A ilusão do controle como escudo
Um dos disfarces mais comuns da defensividade é a busca por controle. Queremos prever o que vai acontecer, controlar o que o outro sente, saber exatamente como agir para não sermos pegos de surpresa. Essa tentativa de controlar tudo ao nosso redor nos dá uma falsa sensação de segurança. Mas viver assim é exaustivo. E pior: nos impede de viver o presente. A vida se torna uma constante antecipação do que pode dar errado, e as relações deixam de ser espaço de encontro para se tornarem campo de batalha.
Muitas vezes, quem vive na defensiva parece até distante, frio, irônico. Mas por trás dessa armadura, geralmente há alguém que sente demais. Alguém que já sofreu, que não quer passar por isso de novo. Só que ao tentar evitar o sofrimento, essa pessoa também evita o amor, o afeto, a troca real. É um paradoxo doloroso: para não se machucar, a gente se impede de viver. E, com o tempo, essa estratégia vira hábito. Viramos especialistas em afastar o que mais queremos, e depois culpamos o mundo por nos deixar sozinhos.
É possível baixar a guarda?
Sim, é possível. Mas não é simples. Baixar a guarda exige coragem. Requer olhar para dentro com honestidade e reconhecer que viver sempre na defensiva talvez não seja mais necessário. Que as situações mudaram, que as pessoas não são todas iguais, que talvez hoje haja espaço para confiar. Esse processo não é imediato. Ele exige paciência, autorreflexão e, muitas vezes, ajuda. Mas começa com um gesto pequeno: admitir para si mesmo que está difícil confiar, difícil se abrir, difícil se permitir.

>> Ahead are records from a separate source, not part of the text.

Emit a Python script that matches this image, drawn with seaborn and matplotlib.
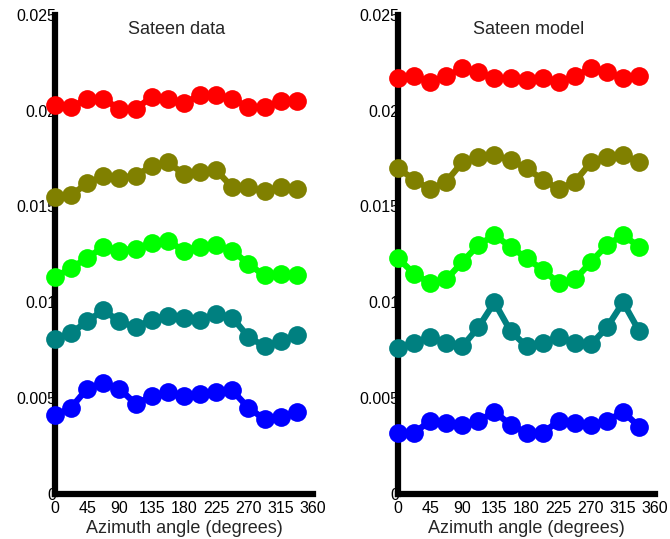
import matplotlib
matplotlib.use("Agg")
import matplotlib.pyplot as plt
import seaborn as sns
import numpy as np

sns.set_style("white")
plt.rcParams['font.family'] = ['Liberation Sans', 'DejaVu Sans']

angles = [0, 22.5, 45, 67.5, 90, 112.5, 135, 157.5, 180, 202.5, 225, 247.5, 270, 292.5, 315, 337.5]

data_red = [0.0203, 0.0202, 0.0206, 0.0206, 0.0201, 0.0201, 0.0207, 0.0206, 0.0204, 0.0208, 0.0208, 0.0206, 0.0202, 0.0202, 0.0205, 0.0205]
data_olive = [0.0155, 0.0156, 0.0162, 0.0166, 0.0165, 0.0166, 0.0171, 0.0173, 0.0167, 0.0168, 0.0169, 0.0160, 0.0160, 0.0158, 0.0160, 0.0159]
data_green = [0.0113, 0.0118, 0.0123, 0.0129, 0.0127, 0.0128, 0.0131, 0.0132, 0.0127, 0.0129, 0.0130, 0.0127, 0.0120, 0.0114, 0.0115, 0.0114]
data_teal = [0.0081, 0.0084, 0.0090, 0.0096, 0.0090, 0.0087, 0.0091, 0.0093, 0.0092, 0.0091, 0.0094, 0.0092, 0.0082, 0.0077, 0.0080, 0.0083]
data_blue = [0.0041, 0.0045, 0.0055, 0.0058, 0.0055, 0.0047, 0.0051, 0.0053, 0.0051, 0.0052, 0.0053, 0.0054, 0.0045, 0.0039, 0.0040, 0.0043]

model_red = [0.0217, 0.0218, 0.0215, 0.0218, 0.0222, 0.0220, 0.0217, 0.0217, 0.0216, 0.0217, 0.0215, 0.0218, 0.0222, 0.0220, 0.0217, 0.0218]
model_olive = [0.0170, 0.0164, 0.0159, 0.0163, 0.0173, 0.0176, 0.0177, 0.0174, 0.0170, 0.0164, 0.0159, 0.0163, 0.0173, 0.0176, 0.0177, 0.0173]
model_green = [0.0123, 0.0115, 0.0110, 0.0112, 0.0121, 0.0130, 0.0135, 0.0129, 0.0123, 0.0117, 0.0110, 0.0112, 0.0121, 0.0130, 0.0135, 0.0129]
model_teal = [0.0076, 0.0079, 0.0082, 0.0079, 0.0077, 0.0087, 0.0100, 0.0085, 0.0077, 0.0079, 0.0082, 0.0079, 0.0078, 0.0087, 0.0100, 0.0085]
model_blue = [0.0032, 0.0032, 0.0038, 0.0037, 0.0036, 0.0038, 0.0043, 0.0036, 0.0032, 0.0032, 0.0038, 0.0037, 0.0036, 0.0038, 0.0043, 0.0035]

colors = ['#ff0000', '#808000', '#00ff00', '#008080', '#0000ff']
titles = ['Sateen data', 'Sateen model']
xticks = [0, 45, 90, 135, 180, 225, 270, 315, 360]
yticks = [0, 0.005, 0.01, 0.015, 0.02, 0.025]
ytick_labels = ['0', '0.005', '0.01', '0.015', '0.02', '0.025']

panels = [
    [data_red, data_olive, data_green, data_teal, data_blue],
    [model_red, model_olive, model_green, model_teal, model_blue],
]

fig = plt.figure(figsize=(6.7, 5.39), dpi=100)
ax_pos = [[0.082, 0.0835, 0.385, 0.889], [0.594, 0.0835, 0.384, 0.889]]
title_x = [0.473, 0.506]

for i, series in enumerate(panels):
    ax = fig.add_axes(ax_pos[i])
    for vals, c in zip(series, colors):
        sns.lineplot(x=angles, y=vals, ax=ax, color=c, marker='o', markersize=13.5,
                     linewidth=4.5, markeredgecolor=c, markeredgewidth=0,
                     clip_on=False, zorder=5, legend=False)
    ax.set_xlim(0, 360)
    ax.set_ylim(0, 0.025)
    ax.set_xticks(xticks)
    ax.set_xticklabels([str(t) for t in xticks])
    ax.set_yticks(yticks)
    ax.set_yticklabels(ytick_labels)
    for s in ['top', 'right']:
        ax.spines[s].set_visible(False)
    for s in ['left', 'bottom']:
        ax.spines[s].set_linewidth(4.5)
        ax.spines[s].set_color('black')
        ax.spines[s].set_zorder(3)
    ax.tick_params(axis='both', direction='in', length=4, width=4, colors='black',
                   labelsize=11.5)
    ax.tick_params(axis='x', pad=5)
    ax.tick_params(axis='y', pad=-1)
    ax.set_xlabel('Azimuth angle (degrees)', fontsize=13, labelpad=3)
    ax.set_ylabel('')
    ax.text(title_x[i], 0.97, titles[i], transform=ax.transAxes, ha='center',
            va='center', fontsize=13)
    ax.grid(False)

fig.savefig('out.png', dpi=100)
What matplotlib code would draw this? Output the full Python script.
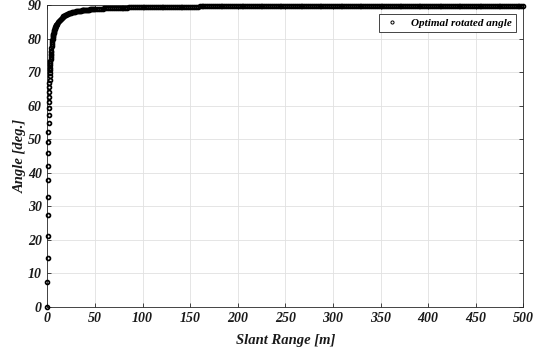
import matplotlib
matplotlib.use('Agg')
import matplotlib.pyplot as plt
import numpy as np

# ---------------- data ----------------
# steep part: individual markers near the y-axis
near_range = [0.000, 0.125, 0.250, 0.375, 0.500, 0.625, 0.750, 0.875,
              1.000, 1.125, 1.250, 1.375, 1.500, 1.625, 1.750, 1.875,
              2.000, 2.125, 2.250, 2.375, 2.500, 2.625, 2.750, 2.875,
              3.000, 3.125, 3.250, 3.375, 3.500, 3.625, 3.750, 3.875]
near_angle = [0.00, 7.35, 14.47, 21.16, 27.30, 32.83, 37.75, 42.08,
              45.91, 49.27, 52.22, 54.83, 57.14, 59.19, 61.03, 62.67,
              64.16, 65.50, 66.71, 67.81, 68.82, 69.74, 70.60, 71.38,
              72.10, 72.78, 73.40, 73.98, 74.53, 75.04, 75.52, 75.96]

# knee of the curve
knee_range = [4.00, 4.25, 4.50, 4.75, 5.00, 5.25, 5.50, 5.75, 6.00,
              6.25, 6.50, 6.75, 7.00, 7.25, 7.50, 7.75, 8.00, 8.25,
              8.50, 8.75, 9.00, 9.25, 9.50, 9.75, 10.00]
knee_angle = [76.37, 77.14, 77.83, 78.46, 79.02, 79.53, 80.00, 80.43, 80.82,
              81.18, 81.51, 81.82, 82.11, 82.38, 82.63, 82.86, 83.09, 83.29,
              83.49, 83.67, 83.85, 84.01, 84.17, 84.32, 84.46]

# 11 .. 50 m, every metre
mid_range = list(range(11, 51))
mid_angle = [84.96, 85.38, 85.73, 86.04, 86.30, 86.53, 86.73, 86.92, 87.08, 87.22,
             87.35, 87.47, 87.58, 87.69, 87.78, 87.86, 87.94, 88.01, 88.08, 88.15,
             88.21, 88.26, 88.32, 88.37, 88.41, 88.46, 88.50, 88.54, 88.57, 88.61,
             88.64, 88.68, 88.71, 88.74, 88.76, 88.79, 88.82, 88.84, 88.87, 88.89]

# 52 .. 500 m, every 2 m
far_range = list(range(52, 501, 2))
far_angle = [88.9, 89.0, 89.0, 89.0, 89.1, 89.1, 89.1, 89.2, 89.2, 89.2, 89.2, 89.2,
             89.3, 89.3, 89.3, 89.3, 89.3,
             89.4, 89.4, 89.4, 89.4, 89.4, 89.4, 89.4, 89.4,
             89.5, 89.5, 89.5, 89.5, 89.5, 89.5, 89.5, 89.5, 89.5, 89.5, 89.5,
             89.6, 89.6, 89.6, 89.6, 89.6, 89.6, 89.6, 89.6, 89.6,
             89.6, 89.6, 89.6, 89.6, 89.6, 89.6, 89.6, 89.6, 89.6,
             89.7, 89.7, 89.7, 89.7, 89.7, 89.7, 89.7, 89.7,
             89.7, 89.7, 89.7, 89.7, 89.7, 89.7, 89.7, 89.7,
             89.7, 89.7, 89.7, 89.7, 89.7, 89.7, 89.7, 89.7,
             89.7, 89.7, 89.7, 89.7, 89.7, 89.7, 89.7, 89.7,
             89.8, 89.8, 89.8, 89.8, 89.8, 89.8, 89.8, 89.8, 89.8, 89.8,
             89.8, 89.8, 89.8, 89.8, 89.8, 89.8, 89.8, 89.8, 89.8, 89.8,
             89.8, 89.8, 89.8, 89.8, 89.8, 89.8, 89.8, 89.8, 89.8, 89.8,
             89.8, 89.8, 89.8, 89.8, 89.8, 89.8, 89.8, 89.8, 89.8, 89.8,
             89.8, 89.8, 89.8, 89.8, 89.8, 89.8, 89.8, 89.8, 89.8, 89.8,
             89.8, 89.8, 89.8, 89.8, 89.8, 89.8, 89.8, 89.8, 89.8, 89.8,
             89.8, 89.8, 89.8, 89.8, 89.8, 89.8, 89.8, 89.8, 89.8, 89.8,
             89.8, 89.8, 89.8, 89.8,
             89.9, 89.9, 89.9, 89.9, 89.9, 89.9, 89.9, 89.9, 89.9, 89.9,
             89.9, 89.9, 89.9, 89.9, 89.9, 89.9, 89.9, 89.9, 89.9, 89.9,
             89.9, 89.9, 89.9, 89.9, 89.9, 89.9, 89.9, 89.9, 89.9, 89.9,
             89.9, 89.9, 89.9, 89.9, 89.9, 89.9, 89.9, 89.9, 89.9, 89.9,
             89.9, 89.9, 89.9, 89.9, 89.9, 89.9, 89.9, 89.9, 89.9, 89.9,
             89.9, 89.9, 89.9, 89.9, 89.9, 89.9, 89.9, 89.9, 89.9, 89.9,
             89.9, 89.9, 89.9, 89.9, 89.9]

x_ticks = [0, 50, 100, 150, 200, 250, 300, 350, 400, 450, 500]
y_ticks = [0, 10, 20, 30, 40, 50, 60, 70, 80, 90]
series_label = 'Optimal rotated angle'
x_title = 'Slant Range [m]'
y_title = 'Angle [deg.]'

# ---------------- plot ----------------
n = min(len(far_range), len(far_angle))
x = np.concatenate([near_range, knee_range, mid_range, far_range[:n]])
y = np.concatenate([near_angle, knee_angle, mid_angle, far_angle[:n]])

FAM = ['Liberation Serif', 'DejaVu Serif']
plt.rcParams['font.family'] = FAM

fig = plt.figure(figsize=(5.45, 3.5), dpi=100)
fig.patch.set_facecolor('white')
ax = fig.add_axes([47.3 / 545, 43.3 / 350, 476 / 545, 301.4 / 350])

ax.plot(x, y, linestyle='none', marker='o', markersize=2.8,
        markerfacecolor='none', markeredgecolor='black', markeredgewidth=1.25,
        clip_on=False, label=series_label, zorder=3)

ax.set_xlim(0, 500)
ax.set_ylim(0, 90)
ax.set_xticks(x_ticks)
ax.set_yticks(y_ticks)
ax.grid(True, color='#e1e1e1', linewidth=0.6)
ax.set_axisbelow(True)

for s in ax.spines.values():
    s.set_color('#262626')
    s.set_linewidth(0.6)
ax.tick_params(direction='in', top=True, right=True, length=3, width=0.6,
               color='#262626', pad=4, labelcolor='#1a1a1a')
for lab in ax.get_xticklabels() + ax.get_yticklabels():
    lab.set_family(FAM)
    lab.set_fontweight('bold')
    lab.set_fontstyle('italic')
    lab.set_fontsize(10)

ax.set_xlabel(x_title, fontsize=10.5, labelpad=6, color='#1a1a1a',
              fontweight='bold', fontstyle='italic', family=FAM)
ax.set_ylabel(y_title, fontsize=10.5, labelpad=1, color='#1a1a1a',
              fontweight='bold', fontstyle='italic', family=FAM)

leg = ax.legend(loc='upper right', bbox_to_anchor=((515.7 - 47.3) / 476, (306.7 - 14) / 301.4),
                borderaxespad=0,
                prop=dict(family=FAM, weight='bold', style='italic', size=8),
                fancybox=False, framealpha=1,
                edgecolor='#262626', handlelength=1.6, handletextpad=0.9,
                borderpad=0.35, markerscale=0.8)
leg.get_frame().set_linewidth(0.6)
for h in leg.legend_handles:
    h.set_markeredgewidth(0.7)

fig.savefig('out.png', dpi=100, facecolor='white')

A partir daí, começa uma nova caminhada. Uma caminhada em direção à vulnerabilidade não como fraqueza, mas como ponto de partida para relações verdadeiras. Quando abrimos espaço para sermos vistos como somos, também abrimos espaço para sermos amados como somos. E isso, por mais assustador que pareça, é o que mais buscamos. No fim das contas, viver na defensiva não nos protege do sofrimento. Só nos protege do amor.